• _SOURCE MATERIAL_:
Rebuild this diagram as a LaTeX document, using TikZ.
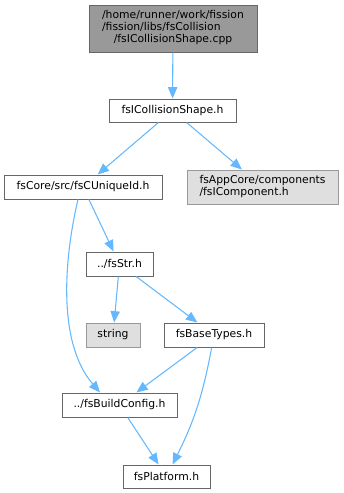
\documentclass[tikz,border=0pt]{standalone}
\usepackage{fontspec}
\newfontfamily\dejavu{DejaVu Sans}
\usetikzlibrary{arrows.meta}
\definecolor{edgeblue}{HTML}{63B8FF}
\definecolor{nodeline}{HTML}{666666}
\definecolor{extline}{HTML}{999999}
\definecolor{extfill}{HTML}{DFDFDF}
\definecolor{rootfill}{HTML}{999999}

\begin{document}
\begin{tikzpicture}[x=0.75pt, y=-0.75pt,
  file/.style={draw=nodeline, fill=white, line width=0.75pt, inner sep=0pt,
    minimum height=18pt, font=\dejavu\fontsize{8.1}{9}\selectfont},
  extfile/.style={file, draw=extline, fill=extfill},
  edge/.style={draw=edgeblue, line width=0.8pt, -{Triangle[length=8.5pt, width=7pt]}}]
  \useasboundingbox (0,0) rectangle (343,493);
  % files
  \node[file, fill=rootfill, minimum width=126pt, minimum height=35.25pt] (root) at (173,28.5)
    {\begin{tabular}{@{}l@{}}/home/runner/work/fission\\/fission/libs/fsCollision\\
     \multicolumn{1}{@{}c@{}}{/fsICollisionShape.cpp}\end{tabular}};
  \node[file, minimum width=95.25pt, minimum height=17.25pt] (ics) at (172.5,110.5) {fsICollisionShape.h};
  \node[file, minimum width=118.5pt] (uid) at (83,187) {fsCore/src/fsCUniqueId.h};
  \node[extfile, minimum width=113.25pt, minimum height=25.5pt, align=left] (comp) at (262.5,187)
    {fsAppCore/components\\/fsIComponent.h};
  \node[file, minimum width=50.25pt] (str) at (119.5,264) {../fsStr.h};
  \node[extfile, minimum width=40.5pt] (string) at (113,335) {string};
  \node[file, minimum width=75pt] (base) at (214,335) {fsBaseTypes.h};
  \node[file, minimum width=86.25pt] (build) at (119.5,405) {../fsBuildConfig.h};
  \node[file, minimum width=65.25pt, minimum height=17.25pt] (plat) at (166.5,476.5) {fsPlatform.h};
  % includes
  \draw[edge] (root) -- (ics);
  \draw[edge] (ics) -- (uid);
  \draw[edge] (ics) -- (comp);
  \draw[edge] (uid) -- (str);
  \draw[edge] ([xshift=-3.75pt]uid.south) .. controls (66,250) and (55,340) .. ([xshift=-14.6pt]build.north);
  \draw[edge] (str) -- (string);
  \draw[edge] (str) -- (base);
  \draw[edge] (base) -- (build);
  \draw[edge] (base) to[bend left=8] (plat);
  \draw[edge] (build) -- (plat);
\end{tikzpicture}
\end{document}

• _DIRECTION_:
The material above must be printed exactly, with its pictures left out.

• _RESULT_:
Rebuild this diagram as a LaTeX document, using TikZ.
\documentclass[tikz,border=0pt]{standalone}
\usepackage{fontspec}
\newfontfamily\dejavu{DejaVu Sans}
\usetikzlibrary{arrows.meta}
\definecolor{edgeblue}{HTML}{63B8FF}
\definecolor{nodeline}{HTML}{666666}
\definecolor{extline}{HTML}{999999}
\definecolor{extfill}{HTML}{DFDFDF}
\definecolor{rootfill}{HTML}{999999}

\begin{document}
\begin{tikzpicture}[x=0.75pt, y=-0.75pt,
  file/.style={draw=nodeline, fill=white, line width=0.75pt, inner sep=0pt,
    minimum height=18pt, font=\dejavu\fontsize{8.1}{9}\selectfont},
  extfile/.style={file, draw=extline, fill=extfill},
  edge/.style={draw=edgeblue, line width=0.8pt, -{Triangle[length=8.5pt, width=7pt]}}]
  \useasboundingbox (0,0) rectangle (343,493);
  % files
  \node[file, fill=rootfill, minimum width=126pt, minimum height=35.25pt] (root) at (173,28.5)
    {\begin{tabular}{@{}l@{}}/home/runner/work/fission\\/fission/libs/fsCollision\\
     \multicolumn{1}{@{}c@{}}{/fsICollisionShape.cpp}\end{tabular}};
  \node[file, minimum width=95.25pt, minimum height=17.25pt] (ics) at (172.5,110.5) {fsICollisionShape.h};
  \node[file, minimum width=118.5pt] (uid) at (83,187) {fsCore/src/fsCUniqueId.h};
  \node[extfile, minimum width=113.25pt, minimum height=25.5pt, align=left] (comp) at (262.5,187)
    {fsAppCore/components\\/fsIComponent.h};
  \node[file, minimum width=50.25pt] (str) at (119.5,264) {../fsStr.h};
  \node[extfile, minimum width=40.5pt] (string) at (113,335) {string};
  \node[file, minimum width=75pt] (base) at (214,335) {fsBaseTypes.h};
  \node[file, minimum width=86.25pt] (build) at (119.5,405) {../fsBuildConfig.h};
  \node[file, minimum width=65.25pt, minimum height=17.25pt] (plat) at (166.5,476.5) {fsPlatform.h};
  % includes
  \draw[edge] (root) -- (ics);
  \draw[edge] (ics) -- (uid);
  \draw[edge] (ics) -- (comp);
  \draw[edge] (uid) -- (str);
  \draw[edge] ([xshift=-3.75pt]uid.south) .. controls (66,250) and (55,340) .. ([xshift=-14.6pt]build.north);
  \draw[edge] (str) -- (string);
  \draw[edge] (str) -- (base);
  \draw[edge] (base) -- (build);
  \draw[edge] (base) to[bend left=8] (plat);
  \draw[edge] (build) -- (plat);
\end{tikzpicture}
\end{document}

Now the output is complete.